Recycling Junk as Art Form
And Tool for Social Change
They say, one man’s garbage is another’s million-dollar art show, but we say, don’t believe it for a minute. We produce so much junk already that if some artist or visionary decides to recycle it by packing and selling back to its source, more power for them.
We, for ones, are not about to enjoy the prospect of waking up submerged in a sea of plastic cups and wrapping paper and, well, you got the picture.
That’s probably one of the reasons why Brazilian artist Vik Muniz came up with Waste Land, a film about the catadores, self-appointed recyclable material pickers at the world’s largest garbage dump, Jardim Gramacho, in the outskirts of Rio.
The film is a series of visual panels, moving photographs of members of the community that lives off the landfill, sometimes enacting famous paintings, such as the Jacques-Louis David 1793, Death of Marat.
The Italian Dario Tironi, on the other hand, uses old toys, discarded computer components and broken calculators to compose his own re-reading of everyday objects no longer fit for their original purpose.
He’s not alone, it must be noted, as Robert Bradford and Leo Sewell also use toys and junk glued together in their art. What they all have in common is that their art gives us a chance to appreciate a far from unusual object with fresher eyes.
And then there’s the plainly prosaic use of site-specific garbage, dutifully packaged and sold in jewel boxes to perhaps become a step or two beyond mere theme for a dinner conversation. A collectible item, if you ask the author of such idea.
That would be Justin Gignac and his Garbage NYC project. Using his background in advertising he proved once more that how you package something sometimes out values whatever it is that’s inside it. How much more Marshall McLuhan can this be?
And he can show you proof of the 1,300 or so limited-edition, New York City garbage-stuffed plastic sealed cubes he’s already sold and even where in the world they went, through a Google world map.
In fact, if it’s not a novel idea, it does prove several points far beyond the ‘if you build it, they’ll buy it’ motto. What looks like a fancy paperweight, at closer examination, can reveal a lot of how we live and, specially, what we usually discard daily in order to live circa 2011. A plateful for an anthropologist of the future, that’s for sure.

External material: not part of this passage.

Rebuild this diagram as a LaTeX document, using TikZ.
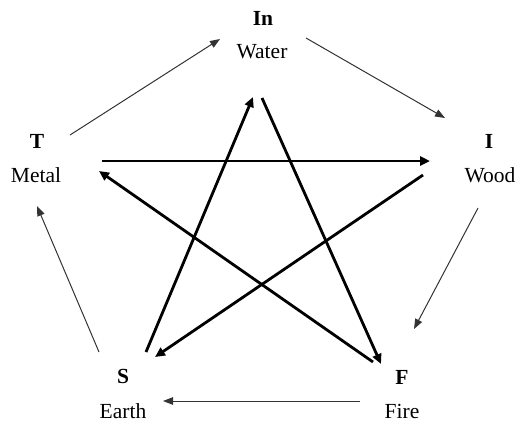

One of the things such projects illustrate is the transformative power of recycling, whether you’re seriously considering reducing the carbon footprint of your existence, you’ve decided to engage your artistic expression into a tool for social change, or are simply sitting pretty within the right kind of income bracket.
However you go about it, it’s entirely up to you, of course. It may be a dirty and smelly job, but someone will definitely have to tackle it.